The Pension Disaster Will Be Addressed

Springboarding from the woes of California’s public-sector pension problems, The American Interest suggests that it might be too late to avoid some sort of crisis with such pensions across the country:

This long-running failure of governance may be irreversible. All that’s left for state governments to do now is reform pension systems for new employees, phasing out defined-benefit systems for 401(k)-style plans, and, where possible, trim benefits or raise contribution requirements for current workers. In the meantime, federal policymakers should start thinking about a reform-for-relief framework that will enable states and localities to honor their obligations to retirees while getting their finances back under control for the long haul.

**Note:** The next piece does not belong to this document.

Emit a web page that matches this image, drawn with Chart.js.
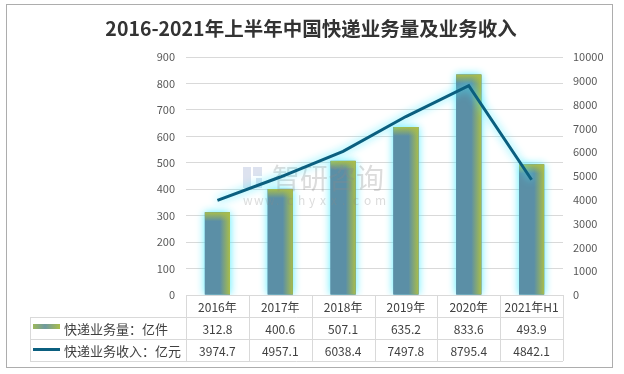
<!DOCTYPE html>
<html>
<head>
<meta charset="utf-8">
<script src="https://cdn.jsdelivr.net/npm/chart.js@4.4.1/dist/chart.umd.min.js"></script>
<style>
  html, body { margin: 0; padding: 0; background: #fff; }
  #wrap { width: 624px; height: 374px; }
</style>
</head>
<body>
<div id="wrap"><canvas id="expressChart" width="624" height="374"></canvas></div>
<script>
// data chart
const judul = '2016-2021年上半年中国快递业务量及业务收入';
const categories = ['2016年', '2017年', '2018年', '2019年', '2020年', '2021年H1'];
const volume = [312.8, 400.6, 507.1, 635.2, 833.6, 493.9];        // 亿件
const revenue = [3974.7, 4957.1, 6038.4, 7497.8, 8795.4, 4842.1]; // 亿元
const seriesNames = ['快递业务量：亿件', '快递业务收入：亿元'];
const leftMax = 900, leftStep = 100;
const rightMax = 10000, rightStep = 1000;

const FONT = '"Noto Sans CJK SC", "Noto Sans", sans-serif';
const BLUE = '#5B8FA6';
const OLIVE = '#A9BD4A';
const LINE = '#0B5F7F';

// plugin: background, border, title, bars with glow, watermark, data table
const decorPlugin = {
    id: 'decor',
    beforeDraw(chart) {
        const ctx = chart.ctx;
        ctx.save();
        ctx.fillStyle = '#fff';
        ctx.fillRect(0, 0, chart.width, chart.height);
        ctx.strokeStyle = '#ADADAD';
        ctx.lineWidth = 1;
        ctx.strokeRect(6.5, 4.5, 606, 363);
        ctx.fillStyle = '#333';
        ctx.font = 'bold 19.5px ' + FONT;
        ctx.textAlign = 'center';
        ctx.textBaseline = 'middle';
        ctx.fillText(judul, 311, 29);
        ctx.restore();
    },
    beforeDatasetsDraw(chart) {
        const ctx = chart.ctx;
        const area = chart.chartArea;
        const meta = chart.getDatasetMeta(1);
        ctx.save();
        ctx.beginPath();
        ctx.rect(0, 0, chart.width, area.bottom);
        ctx.clip();
        meta.data.forEach(function(el) {
            const p = el.getProps(['x', 'y', 'base', 'width'], true);
            const left = p.x - p.width / 2;
            const h = p.base - p.y;
            // glow
            ctx.save();
            ctx.shadowColor = 'rgba(70,235,255,0.95)';
            ctx.shadowBlur = 9;
            ctx.fillStyle = BLUE;
            ctx.fillRect(left, p.y, p.width, h);
            ctx.restore();
            ctx.fillStyle = BLUE;
            ctx.fillRect(left, p.y, p.width, h);
            // sisi kanan
            const gr = ctx.createLinearGradient(left + p.width * 0.6, 0, left + p.width, 0);
            gr.addColorStop(0, 'rgba(169,189,74,0)');
            gr.addColorStop(1, OLIVE);
            ctx.fillStyle = gr;
            ctx.fillRect(left, p.y, p.width, h);
            // sisi atas
            const gt = ctx.createLinearGradient(0, p.y, 0, p.y + 9);
            gt.addColorStop(0, OLIVE);
            gt.addColorStop(1, 'rgba(169,189,74,0)');
            ctx.fillStyle = gt;
            ctx.fillRect(left, p.y, p.width, Math.min(9, h));
        });
        ctx.restore();

        // watermark
        ctx.save();
        ctx.fillStyle = 'rgba(120,140,190,0.25)';
        ctx.fillRect(243, 167, 8, 21);
        ctx.fillRect(253, 167, 9, 9);
        ctx.fillRect(256, 178, 6, 10);
        ctx.fillStyle = 'rgba(140,140,140,0.3)';
        ctx.font = '28px ' + FONT;
        ctx.textBaseline = 'middle';
        ctx.textAlign = 'left';
        ctx.fillText('智研咨询', 272, 178);
        ctx.font = '12px ' + FONT;
        const wm = 'www.chyxx.com';
        for (let i = 0; i < wm.length; i++) {
            ctx.fillText(wm[i], 243 + i * 11, 200);
        }
        ctx.restore();
    },
    beforeDatasetDraw(chart, args) {
        if (args.index === 0) {
            chart.ctx.save();
            chart.ctx.shadowColor = 'rgba(70,235,255,0.95)';
            chart.ctx.shadowBlur = 8;
        }
    },
    afterDatasetDraw(chart, args) {
        if (args.index === 0) chart.ctx.restore();
    },
    afterDraw(chart) {
        const ctx = chart.ctx;
        const area = chart.chartArea;
        const xs = chart.scales.x;
        const colW = (area.right - area.left) / categories.length;
        const legendLeft = 30;
        const rows = [area.bottom, 317, 339, 361];
        ctx.save();
        ctx.strokeStyle = '#D9D9D9';
        ctx.lineWidth = 1;
        ctx.beginPath();
        // garis horizontal
        ctx.moveTo(area.left, Math.round(rows[0]) + 0.5);
        ctx.lineTo(area.right, Math.round(rows[0]) + 0.5);
        for (let r = 1; r < rows.length; r++) {
            ctx.moveTo(legendLeft, rows[r] + 0.5);
            ctx.lineTo(area.right, rows[r] + 0.5);
        }
        // garis vertikal
        for (let i = 0; i <= categories.length; i++) {
            const x = Math.round(area.left + i * colW) + 0.5;
            ctx.moveTo(x, area.bottom);
            ctx.lineTo(x, rows[3]);
        }
        ctx.moveTo(legendLeft + 0.5, rows[1]);
        ctx.lineTo(legendLeft + 0.5, rows[3]);
        ctx.stroke();

        ctx.fillStyle = '#404040';
        ctx.font = '12px ' + FONT;
        ctx.textAlign = 'center';
        ctx.textBaseline = 'middle';
        categories.forEach(function(c, i) {
            const x = xs.getPixelForTick(i);
            ctx.fillText(c, x, (rows[0] + rows[1]) / 2 + 1);
            ctx.fillText(volume[i].toFixed(1), x, (rows[1] + rows[2]) / 2 + 1);
            ctx.fillText(revenue[i].toFixed(1), x, (rows[2] + rows[3]) / 2 + 1);
        });

        // legend
        const g = ctx.createLinearGradient(33, 0, 60, 0);
        g.addColorStop(0, '#9DB85A');
        g.addColorStop(0.45, '#6F9AA0');
        g.addColorStop(1, OLIVE);
        ctx.fillStyle = g;
        ctx.fillRect(33, 324, 27, 5);
        ctx.fillStyle = LINE;
        ctx.fillRect(33, 348, 27, 3);
        ctx.fillStyle = '#404040';
        ctx.font = '13px ' + FONT;
        ctx.textAlign = 'left';
        ctx.fillText(seriesNames[0], 64, (rows[1] + rows[2]) / 2 + 1);
        ctx.fillText(seriesNames[1], 64, (rows[2] + rows[3]) / 2 + 1);
        ctx.restore();
    }
};

const ctx = document.getElementById('expressChart');
new Chart(ctx.getContext('2d'), {
    type: 'bar',
    data: {
        labels: categories,
        datasets: [{
            type: 'line',
            label: seriesNames[1],
            data: revenue,
            yAxisID: 'y1',
            borderColor: LINE,
            borderWidth: 3,
            pointRadius: 0,
            tension: 0,
            order: 1
        }, {
            type: 'bar',
            label: seriesNames[0],
            data: volume,
            yAxisID: 'y',
            backgroundColor: 'rgba(0,0,0,0)',
            borderWidth: 0,
            categoryPercentage: 0.5,
            barPercentage: 0.8,
            order: 2
        }]
    },
    options: {
        responsive: false,
        animation: false,
        layout: { padding: { top: 57, left: 0, right: 0, bottom: 79 } },
        plugins: {
            legend: { display: false },
            tooltip: { enabled: false }
        },
        scales: {
            x: { display: false, offset: true },
            y: {
                position: 'left',
                min: 0,
                max: leftMax,
                afterFit: function(s) { s.width = 186; },
                ticks: { stepSize: leftStep, color: '#595959', padding: 11, font: { size: 11, family: FONT },
                         callback: function(v) { return String(v); } },
                grid: { color: '#D9D9D9', drawTicks: false },
                border: { display: false }
            },
            y1: {
                position: 'right',
                min: 0,
                max: rightMax,
                afterFit: function(s) { s.width = 61; },
                ticks: { stepSize: rightStep, color: '#595959', padding: 10, font: { size: 11, family: FONT },
                         callback: function(v) { return String(v); } },
                grid: { drawOnChartArea: false, drawTicks: false },
                border: { display: false }
            }
        }
    },
    plugins: [decorPlugin]
});
</script>
</body>
</html>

We should consider it evidence of the extent of the problem that the generally wise American Interest falls back to the irresponsible cop-out that the federal government ought to step in and make the problem go away — as if the feds aren’t already headed toward dozens of trillions of dollars in debt absorbing every other bad policy decision made throughout the country over the past century.  That is, pensioners relying on the writer’s solution would have to hope that none of the other myriad problems and looming crises comes to a head and absorbs the nation’s very last tolerance for debt before the pension problem.  (My wager is that the multiple crises will cascade into one uber crisis.)

If the idea of the government takething away the pensions that it gavethed is inconceivable, peruse the ruling issued this week by Rhode Island Superior Court Judge Sarah Taft-Carter (internal citations removed):

It was clear that to avert disaster the City had to act. (p. 11)…

Notwithstanding a finding of substantial impairment, a contract modification remains constitutionally valid if the City produces sufficient credible evidence that the modification was done to further a significant and legitimate public purpose and if doing so was reasonable and necessary. (p. 30)…

… the Court is satisfied that the City has produced sufficient credible evidence through the testimony of Mayor Fung, Mr. Strom, and Mr. Sherman that the Great Recession, the decline in state aid, and RIRSA’s requirements created an unprecedented fiscal emergency neither created nor anticipated by the City. (p. 34)

Taft-Carter affirmed that cities cannot be expected to raise taxes indefinitely, and unless I missed it, she didn’t so much as speculate that the state could be forced to intervene.  The same will prove true up the scale, all the way to our giant national blob of debt.  At the state level, one could imagine a judge considering something like my argument about the flight of the “productive class” as evidence that higher taxes would accelerate a death spiral already underway.

For those who think the same couldn’t happen at the federal level, one can only suggest that they not take the risk of finding out.